69. О богах и об их почитании он мало беспокоился, так как был привержен к астрологии и твердо верил, что все решает судьба. Однако грома он боялся безмерно, и когда собирались тучи, всякий раз надевал на голову лавровый[156] венок, так как считается, что этих листьев молния не поражает.
70. Благородными искусствами он занимался с величайшим усердием на обоих языках. В латинском красноречии он подражал Мессале Корвину[157], которого очень почитал в юности, когда тот уже был стариком.

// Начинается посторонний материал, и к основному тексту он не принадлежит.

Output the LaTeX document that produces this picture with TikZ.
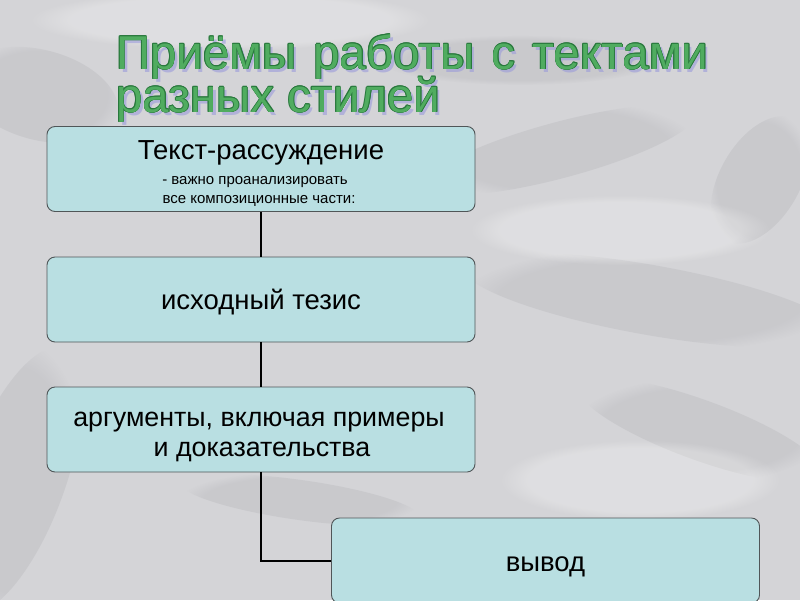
\documentclass[tikz,border=0pt]{standalone}
\usepackage{fontspec}
\setmainfont{Liberation Sans}
\newfontfamily\titlefont{Liberation Sans}
\usetikzlibrary{fadings,calc}
\definecolor{boxfill}{RGB}{185,223,226}
\definecolor{boxline}{RGB}{80,86,88}
\definecolor{titlegreen}{RGB}{80,172,96}
\definecolor{titledark}{RGB}{40,120,60}
\definecolor{titleshadow}{RGB}{150,150,220}
\definecolor{bgmarble}{RGB}{212,212,215}
\definecolor{vein}{RGB}{140,140,146}
\tikzset{
  stepbox/.style={draw=boxline, line width=0.9pt, fill=boxfill, rounded corners=8pt,
    inner sep=0pt, minimum width=428pt, minimum height=85pt},
  boxtxt/.style={anchor=base, inner sep=0pt, font=\fontsize{27.5}{32}\selectfont},
  smalltxt/.style={anchor=base, inner sep=0pt, font=\fontsize{15}{18}\selectfont},
  link/.style={draw=black, line width=2pt},
  titletxt/.style={anchor=base west, inner sep=0pt, font=\titlefont\fontsize{47.5}{52}\selectfont},
  blotch/.style={fill=vein, opacity=0.15, path fading=circle with fuzzy edge 20 percent},
  glow/.style={fill=white, opacity=0.25, path fading=circle with fuzzy edge 20 percent}
}
\newcommand{\ttline}[3]{%
  \node[titletxt, text=titleshadow, opacity=0.55] at ($(#1)+(3,3)$) {#3};
  \foreach \ang in {0,45,...,315}{
    \node[titletxt, text=titledark] at ($(#1)+(\ang:0.6)$) {#3};
  }
  \node[titletxt, text=titlegreen] (#2) at (#1) {#3};
}
\begin{document}
\begin{tikzpicture}[x=1pt,y=-1pt]
\useasboundingbox (0,0) rectangle (800,600);
\fill[bgmarble] (0,0) rectangle (800,600);
% soft marble shading
\fill[blotch, rotate around={-15:(40,95)}] (40,95) ellipse (80 and 45);
\fill[blotch, rotate around={70:(15,480)}] (15,480) ellipse (140 and 50);
\fill[blotch, rotate around={-10:(650,300)}] (650,300) ellipse (190 and 35);
\fill[blotch, rotate around={15:(560,150)}] (560,150) ellipse (140 and 28);
\fill[blotch, rotate around={-20:(700,430)}] (700,430) ellipse (130 and 30);
\fill[blotch] (520,60) ellipse (140 and 25);
\fill[blotch, rotate around={60:(760,180)}] (760,180) ellipse (70 and 40);
\fill[blotch, rotate around={-8:(300,500)}] (300,500) ellipse (120 and 20);
\fill[glow] (230,20) ellipse (200 and 30);
\fill[glow] (640,480) ellipse (140 and 40);
\fill[glow] (620,230) ellipse (150 and 35);

\coordinate (t1) at (116,69);
\coordinate (t2) at (116,112);
\ttline{t1}{title1}{Приёмы\hspace{17pt}работы\hspace{17pt}с\hspace{17pt}тектами}
\ttline{t2}{title2}{разных стилей}

\node[stepbox] (b1) at (261,169) {};
\node[stepbox] (b2) at (261,299.5) {};
\node[stepbox] (b3) at (261,429.5) {};
\node[stepbox] (b4) at (545.5,560.5) {};

\node[boxtxt] (b1t) at (261,159) {Текст-рассуждение};
\node[smalltxt] (b1s1) at (255,184) {- важно проанализировать};
\node[smalltxt] (b1s2) at (259,203.5) {все композиционные части:};
\node[boxtxt] (b2t) at (261,309) {исходный тезис};
\node[boxtxt, font=\fontsize{26.8}{31}\selectfont] (b3t1) at (259,426) {аргументы, включая примеры};
\node[boxtxt, font=\fontsize{26.8}{31}\selectfont] (b3t2) at (262,456) {и доказательства};
\node[boxtxt] (b4t) at (545.5,571) {вывод};

\draw[link] (b1.south) -- (b2.north);
\draw[link] (b2.south) -- (b3.north);
\draw[link] (b3.south) |- (b4.west);
\end{tikzpicture}
\end{document}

Однако свой слог он слишком затемнял нарочитостью[158] и вычурностью, так что иногда без подготовки говорил лучше, чем по написанному. (2) Он сочинил и лирическое стихотворение под названием «Жалоба на смерть Луция Цезаря», писал и греческие стихи и подражание Эвфориону, Риану и Парфению: этих поэтов он очень любил, их сочинения и изображения помещал в общественных библиотеках среди лучших древних писателей, и поэтому многие ученые наперебой посвящали ему многочисленные о них сочинения. (3) Но больше всего занимало его изучение сказочной древности. Здесь он доходил до смешных пустяков, обращаясь к грамматикам, общество которых, как было сказано, он очень любил, с такими, например, вопросами[159]: «кто была мать Гекубы? как звали Ахилла среди девушек? какие песни пели сирены?» А когда он впервые вошел в сенат после смерти Августа, то в знак благочестия и сыновней любви принес жертву ладаном и вином, но без участия флейтиста, как некогда царь Минос после смерти сына[160].
71. По-гречески говорил он всегда легко и охотно, однако не везде: особенно избегал он этого в сенате. Даже когда ему нужно было сказать слово «монополия»[161], он сначала извинился, что вынужден употребить чужое слово. А когда в одном сенатском постановлении было употреблено слово «эмблема»[162], он предложил переменить его, приискав вместо чужого – наше, а если не удастся, то выразить понятие описательно, несколькими словами. И одному солдату, которого на суде[163] по-гречески попросили дать показание, он приказал отвечать только по-латыни.